- A PARTICIPAÇÃO DO PRIMEIRO MINISTRO NOS DEBATES DA ASSEMBLEIA NACIONAL
Segui, através da RCV o debate na Assembleia Nacional, sem a presença do Primeiro Ministro. Insistiu-se demasiado na questão dos transportes – sem grande interesse dialéctico – e na poesia das promessas e dos discursos políticos.
O deputado Humberto Cardoso levantou uma questão pertinente na Assembleia Nacional – ainda que, estranhamente, não a tenha sabido defender – e que é a da violação da Constituição com a ausência reiterada do Primeiro Ministro no Parlamento nacional.
Segundo o mesmo, o chefe do Governo não vai ao Parlamento desde Novembro e a Constituição obriga a que se «apresente regularmente» para debate com os parlamentares.
Invocou o Artigo 155º (Participação do Governo). Diz esta norma:
1.O Primeiro Ministro deve apresentar-se, regularmente, perante o plenário da Assembleia Nacional para debate de interesse público e actual e nos demais casos previstos no Regimento da Assembleia Nacional.
2.O Governo tem o direito de comparecer às reuniões plenárias da Assembleia Nacional, podendo usar da palavra, nos termos regimentais.
3.Poderão ser marcadas reuniões para interpelação do Governo, para formulação de perguntas orais ou escritas ou para pedidos de esclarecimentos, nas quais é obrigatória a presença do membro ou membros do Governo convocados, podendo, contudo, o Primeiro Ministro ser substituído por um dos Vice-Primeiros Ministros ou por um Ministro e os Ministros por Secretários de Estado.
4.Os membros do Governo podem solicitar a sua participação nos trabalhos das Comissões e devem comparecer perante as mesmas, quando tal seja requerido.
A norma não deixa margem para dúvidas. A Ministra dos Transportes disse que o Primeiro Ministro «tem vindo com bastante regularidade» ao Parlamento e que o «Governo tem estado representado no Parlamento»...
Não aparecer em oitos meses no Parlamento é regularidade? Com que critério? Era só o que faltava: o Governo não ser representado em debates no Parlamento.

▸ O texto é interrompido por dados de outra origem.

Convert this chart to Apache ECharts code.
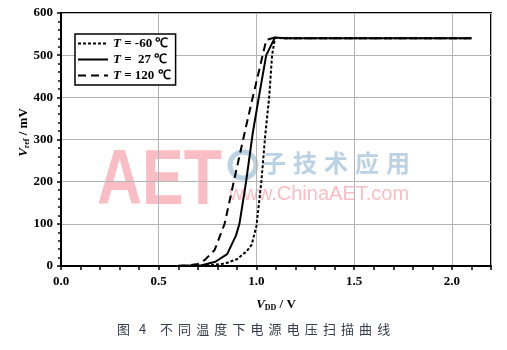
<!DOCTYPE html>
<html><head><meta charset="utf-8">
<script src="https://cdn.jsdelivr.net/npm/echarts@6/dist/echarts.min.js"></script>
<style>html,body{margin:0;padding:0;background:#fff}#c{width:507px;height:350px}</style>
</head><body><div id="c"></div>
<script>
// Temperature labels (legend)
const tempLabels = ['-60', ' 27', '120'];
// V_DD (V) and V_ref (mV) for each temperature
const vddM60 = [0, 0.6, 0.77, 0.84, 0.9, 0.95, 0.975, 1.0, 1.025, 1.045, 1.065, 1.08, 1.095, 1.15, 2.1];
const vrefM60 = [0, 0, 2, 6, 16, 35, 50, 95, 200, 310, 400, 500, 541, 540, 540];
const vdd27 = [0, 0.6, 0.72, 0.79, 0.85, 0.895, 0.913, 0.947, 0.981, 1.012, 1.05, 1.095, 1.15, 2.1];
const vref27 = [0, 0, 2, 10, 28, 72, 100, 200, 315, 400, 500, 542, 540, 540];
const vdd120 = [0, 0.55, 0.65, 0.7, 0.735, 0.786, 0.837, 0.884, 0.939, 0.981, 1.032, 1.05, 1.095, 1.15, 2.1];
const vref120 = [0, 0, 1, 5, 14, 38, 100, 200, 315, 400, 500, 536, 542, 540, 540];
// Axis tick labels
const xTickLabels = ['0.0', '0.5', '1.0', '1.5', '2.0'];
const yTickLabels = ['0', '100', '200', '300', '400', '500', '600'];
// Caption
const captionHead = ['图', '4'];
const captionBody = '不同温度下电源电压扫描曲线';

const pair = (xs, ys) => xs.map((x, i) => [x, ys[i]]);
const serif = 'Liberation Serif';
const lblStyle = {fontFamily: serif, fontWeight: 'bold', fontSize: 13, color: '#000'};
const nameRich = {
  i: {fontFamily: serif, fontStyle: 'italic', fontWeight: 'bold', fontSize: 13, color: '#000'},
  s: {fontFamily: serif, fontWeight: 'bold', fontSize: 8, color: '#000', padding: [7, 0, 0, 0]},
  n: {fontFamily: serif, fontWeight: 'bold', fontSize: 13, color: '#000'}
};

const chart = echarts.init(document.getElementById('c'), null, {renderer: 'canvas'});

const wmChars = ['子', '技', '术', '应', '用'];
const capFont = '13px "Noto Sans CJK SC"';
const capColor = '#363c4a';
const graphics = [
  {type: 'text', z: 0, left: 97, top: 143, style: {text: 'AET', font: 'bold 78px "Liberation Sans"', fill: '#f8b6bc', opacity: 0.9}, scaleX: 0.8},
  {type: 'circle', z: 0, shape: {cx: 243, cy: 165, r: 13}, style: {stroke: '#b4cde2', lineWidth: 5, fill: 'none', opacity: 0.9}},
  {type: 'text', z: 0, left: 229, top: 184, style: {text: 'www.ChinaAET.com', font: '20px "Liberation Sans"', fill: '#f8b6bc', opacity: 0.9}}
];
wmChars.forEach((ch, i) => graphics.push({type: 'text', z: 0, left: 262 + i * 31, top: 151, style: {text: ch, font: 'bold 24px "Noto Sans CJK SC"', fill: '#b4cde2', opacity: 0.9}}));
graphics.push({type: 'text', left: 117, top: 323, style: {text: captionHead[0], font: capFont, fill: capColor}});
graphics.push({type: 'text', left: 139, top: 323, style: {text: captionHead[1], font: capFont, fill: capColor}});
captionBody.split('').forEach((ch, i) => graphics.push({type: 'text', left: 160 + i * 18.1, top: 323, style: {text: ch, font: capFont, fill: capColor}}));

chart.setOption({
  animation: false,
  backgroundColor: '#fff',
  grid: {left: 61, right: 16, top: 13, bottom: 84, show: true, borderColor: '#000', borderWidth: 2, containLabel: false},
  graphic: graphics,
  legend: {
    orient: 'vertical', left: 75, top: 34,
    itemWidth: 30, itemHeight: 10, itemGap: 3,
    padding: [3, 5, 3, 2],
    borderColor: '#000', borderWidth: 1.5, backgroundColor: '#fff',
    itemStyle: {opacity: 0},
    formatter: name => '{i|T} = ' + name + ' ℃',
    textStyle: {fontFamily: serif, fontWeight: 'bold', fontSize: 13, color: '#000', rich: {i: nameRich.i}},
    data: tempLabels
  },
  xAxis: [{
    type: 'value', min: 0, max: 2.2, interval: 0.1,
    axisLine: {show: true, lineStyle: {color: '#000', width: 2}},
    axisTick: {show: true, length: 4, lineStyle: {color: '#000', width: 1.5}},
    axisLabel: Object.assign({margin: 9, formatter: v => {
      const k = Math.round(v * 10);
      return (k % 5 === 0 && k <= 20) ? xTickLabels[k / 5] : '';
    }}, lblStyle),
    splitLine: {show: false},
    name: '{i|V}{s|DD}{n| / V}', nameLocation: 'middle', nameGap: 31,
    nameTextStyle: {rich: nameRich}
  }, {
    type: 'value', min: 0, max: 2.2, interval: 0.5, position: 'bottom',
    axisLine: {show: false}, axisTick: {show: false}, axisLabel: {show: false},
    splitLine: {show: true, lineStyle: {color: '#b3b3b3', width: 1}}
  }],
  yAxis: {
    type: 'value', min: 0, max: 600, interval: 100,
    axisLine: {show: true, lineStyle: {color: '#000', width: 2}},
    axisTick: {show: true, length: 4, lineStyle: {color: '#000', width: 1.5}},
    minorTick: {show: true, splitNumber: 5, length: 3, lineStyle: {color: '#000', width: 1.5}},
    axisLabel: Object.assign({margin: 8, formatter: v => yTickLabels[Math.round(v / 100)]}, lblStyle),
    splitLine: {show: true, lineStyle: {color: '#b3b3b3', width: 1}},
    name: '{i|V}{s|ref}{n| / mV}', nameLocation: 'middle', nameGap: 30, nameRotate: 90,
    nameMoveOverlap: false,
    nameTextStyle: {rich: nameRich, padding: [0, 0, 0, 14]}
  },
  series: [
    {name: tempLabels[0], type: 'line', xAxisIndex: 0, data: pair(vddM60, vrefM60), symbol: 'none', z: 5,
     lineStyle: {color: '#000', width: 2, type: [3, 2]}, itemStyle: {color: '#000'}},
    {name: tempLabels[1], type: 'line', xAxisIndex: 0, data: pair(vdd27, vref27), symbol: 'none', z: 5,
     lineStyle: {color: '#000', width: 2, type: 'solid'}, itemStyle: {color: '#000'}},
    {name: tempLabels[2], type: 'line', xAxisIndex: 0, data: pair(vdd120, vref120), symbol: 'none', z: 5,
     lineStyle: {color: '#000', width: 2, type: [8, 5]}, itemStyle: {color: '#000'}}
  ]
});
</script></body></html>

O Presidente da Assembleia Nacional – cujo embaraço se percebeu à distância das ondas hertzianas – percebeu a relevância da questão e remeteu a sua solução para a revisão do Regimento da Assembleia Nacional. No seu entender deve-se proceder à uma revisão do Regimento para clarificar os termos dos debates com o Primeiro Ministro.
Não é assim, de todo. Essa obrigação é estruturante num sistema democrático – e se o Regimento não o prevê expressamente, deve-se, por analogia, aplicar as regras para os debates com o Governo. A ausência do Primeiro Ministro, de forma reiterada, é que é um atentado à democracia nacional.
Uma coisa é certa, a Constituição exige uma presença do Primeiro Ministro nos debates, independentemente do que diz o Regimento – é o que diz a Constituição no Artº.155º., nº.1. Por isso é que existe uma conjunção coordenada copulativa nesta mesma norma...
Agora, pode-se fazer uma fuga para a frente (como fez o Presidente da Assembleia Nacional), mas nunca dizer como disse a Ministra – que não deve ter lido a Constituição nesse momento – em resposta ao argumento do deputado Humberto Cardoso, de que «não concordo com a leitura que a Constituição assim impõe».
É uma imposição constitucional, é um deve e não um pode; o que faz uma diferença substancial. Não é matéria susceptível de opinião, como muitas outras – como o isolamento estrutural de muitas lhas, a gestão das empresas do Estado ou a justiça ou não da taxa rodoviária (com que, na generalidade, estou de acordo desde que afecta ao fim específico da sua criação).
Não consegui, por motivos profissionais, seguir a sessão da tarde, espero que tenha sido mais interessante e com mais substância.